China has come to dominate production of apparel and footwear, but if you’re looking for winter footwear, check out the new Alaska Bunny Boots from Alaska Gear Company. This local manufacturer also produces a wide range of hunting gear, dipnet equipment, and aviation products. Some of their gear is incredibly innovative, such as the folding gear sled for glacier traverses or hauling game. Even if you’re buying normal gear, shopping through a locally owned store like 6th Avenue Outfitters, Hoarding Marmot, Mountain View Sports or B&J Sporting Goods supports local business people and good local jobs.
Many of us have family in the Lower 48. Consider sending them smoked salmon from 10th and M Seafoods, some of the world’s best salsa and hot sauces from Barnacle Seafoods, or one of the outstanding brews or liquors from our local breweries and distilleries.

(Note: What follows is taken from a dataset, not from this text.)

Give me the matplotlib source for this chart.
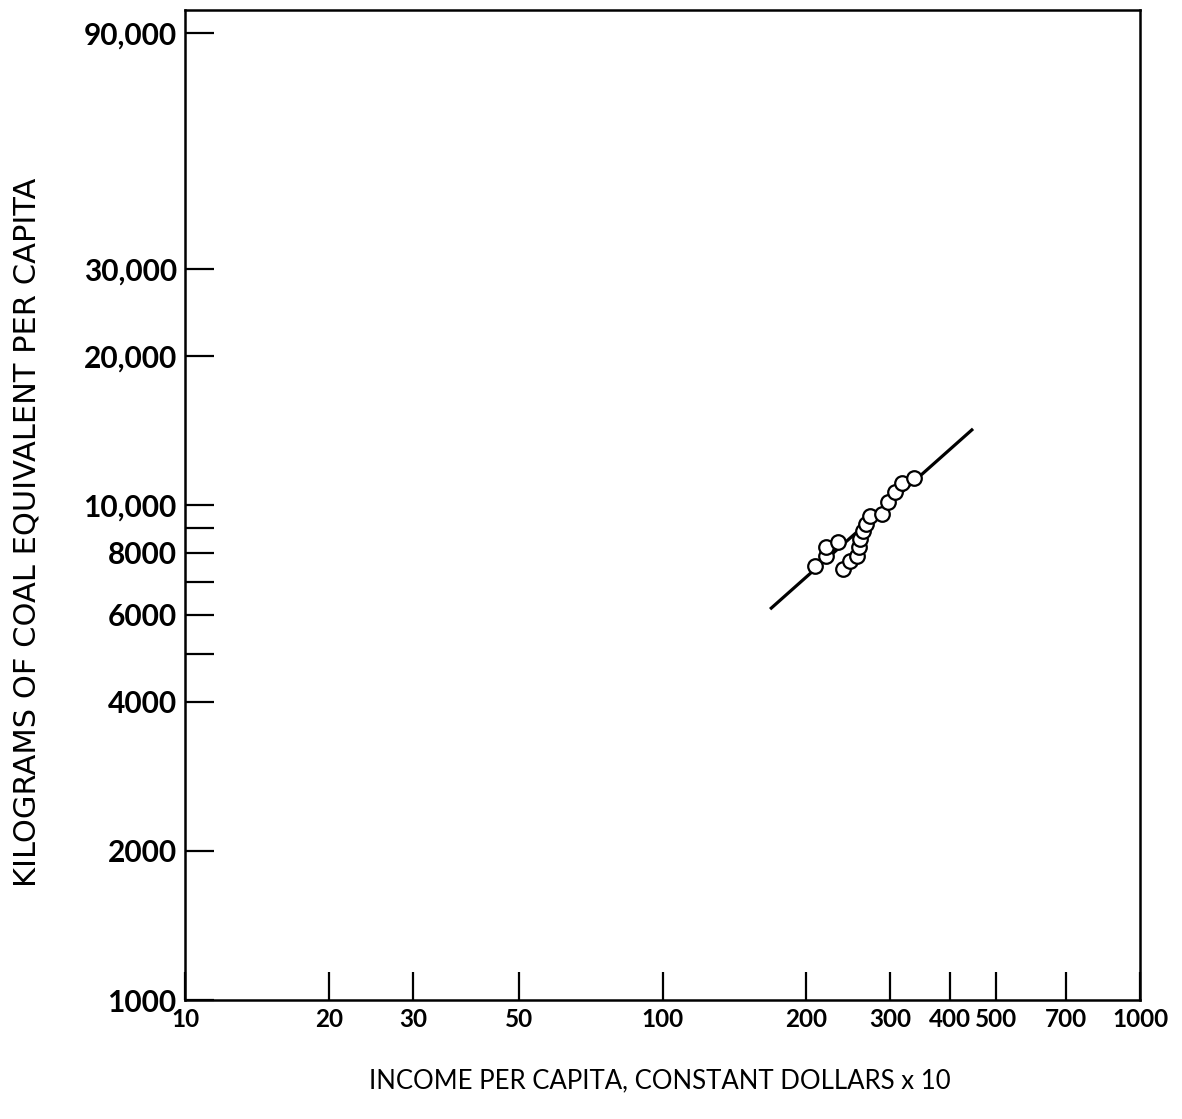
import matplotlib
matplotlib.use("Agg")
import matplotlib.pyplot as plt
from matplotlib.ticker import FixedLocator, FixedFormatter, NullLocator

# Observations: income per capita (constant dollars x 10) vs energy use
income = [208.6, 220, 220, 233, 238.8, 247, 255.5, 257.9, 259.1, 263,
          266.8, 272, 288.2, 296.7, 306.8, 317.3, 336.3]
energy = [7524, 7885, 8222, 8417, 7420, 7702, 7885, 8222, 8536, 8858,
          9153, 9500, 9590, 10140, 10625, 11080, 11340]

# Fitted trend line end points
fit_income = [168, 447]
fit_energy = [6160, 14250]

x_ticks = [10, 20, 30, 50, 100, 200, 300, 400, 500, 700, 1000]
x_tick_labels = ["10", "20", "30", "50", "100", "200", "300", "400", "500", "700", "1000"]
y_ticks = [1000, 2000, 4000, 5000, 6000, 7000, 8000, 9000, 10000, 20000, 30000, 90000]
y_tick_labels = ["1000", "2000", "4000", "", "6000", "", "8000", "", "10,000",
                 "20,000", "30,000", "90,000"]

W, H = 1182, 1119
fig = plt.figure(figsize=(W / 100, H / 100), dpi=100)
left, right, top, bottom = 185, 1140, 10, 1000
ax = fig.add_axes([left / W, 1 - bottom / H, (right - left) / W, (bottom - top) / H])

ax.set_xscale("log")
ax.set_yscale("log")
ax.set_xlim(10, 1000)
ax.set_ylim(1000, 100000)

ax.plot(fit_income, fit_energy, color="black", lw=2.3, solid_capstyle="butt", zorder=2)
ax.plot(income, energy, linestyle="none", marker="o", markersize=10.5,
        markerfacecolor="white", markeredgecolor="black", markeredgewidth=1.6, zorder=3)

for s in ax.spines.values():
    s.set_linewidth(1.8)

ax.xaxis.set_major_locator(FixedLocator(x_ticks))
ax.xaxis.set_major_formatter(FixedFormatter(x_tick_labels))
ax.xaxis.set_minor_locator(NullLocator())
ax.yaxis.set_major_locator(FixedLocator(y_ticks))
ax.yaxis.set_major_formatter(FixedFormatter(y_tick_labels))
ax.yaxis.set_minor_locator(NullLocator())

ax.tick_params(axis="x", direction="in", length=20, width=1.6, pad=6)
ax.tick_params(axis="y", direction="in", length=21, width=1.6, pad=6)
for lab in ax.get_xticklabels():
    lab.set_fontfamily("Lato")
    lab.set_fontweight("bold")
    lab.set_fontsize(17.5)
for lab in ax.get_yticklabels():
    lab.set_fontfamily("Lato")
    lab.set_fontweight("bold")
    lab.set_fontsize(21.5)

ax.set_xlabel("INCOME PER CAPITA, CONSTANT DOLLARS x 10",
              fontfamily="Lato", fontsize=18.5)
ax.xaxis.set_label_coords((660 - left) / (right - left), -(1068 - bottom) / (bottom - top))
ax.set_ylabel("KILOGRAMS OF COAL EQUIVALENT PER CAPITA",
              fontfamily="DejaVu Sans", fontsize=22)
ax.yaxis.set_label_coords(-(left - 42) / (right - left), (bottom - 532) / (bottom - top))

fig.savefig("out.png", dpi=100, facecolor="white")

For the past 40 years, America’s middle class has been hollowed out as production has shifted overseas and we’ve had a decline in good jobs. Alaska has done better than most states at sustaining our middle class, but we have to be thoughtful in our policy and purchasing decisions if our state’s going to be prosperous in the future.
In the company where I work, those of us who work on the shop floor work closely with the business owner to look for growth opportunities and try to improve our wages and benefits. We’re implementing a retirement program in partnership with the laborers’ union to ensure Shirts Up is a place where we can work for a career and retire with dignity. As you go into the holiday season, please think about how your decisions — as an individual, or perhaps as a leader in a local company — affect other families and local companies like ours.
We can all make choices to invest in Alaska, supporting the hardworking people and local business owners who are part of this community. Alaska has amazing working people, inventors, fabricators and entrepreneurs. Let’s support them and our local businesses by shopping local whenever we can.
Laura Lauterbach is an embroiderer at Shirts Up, a local manufacturer of screen-printed and embroidered apparel.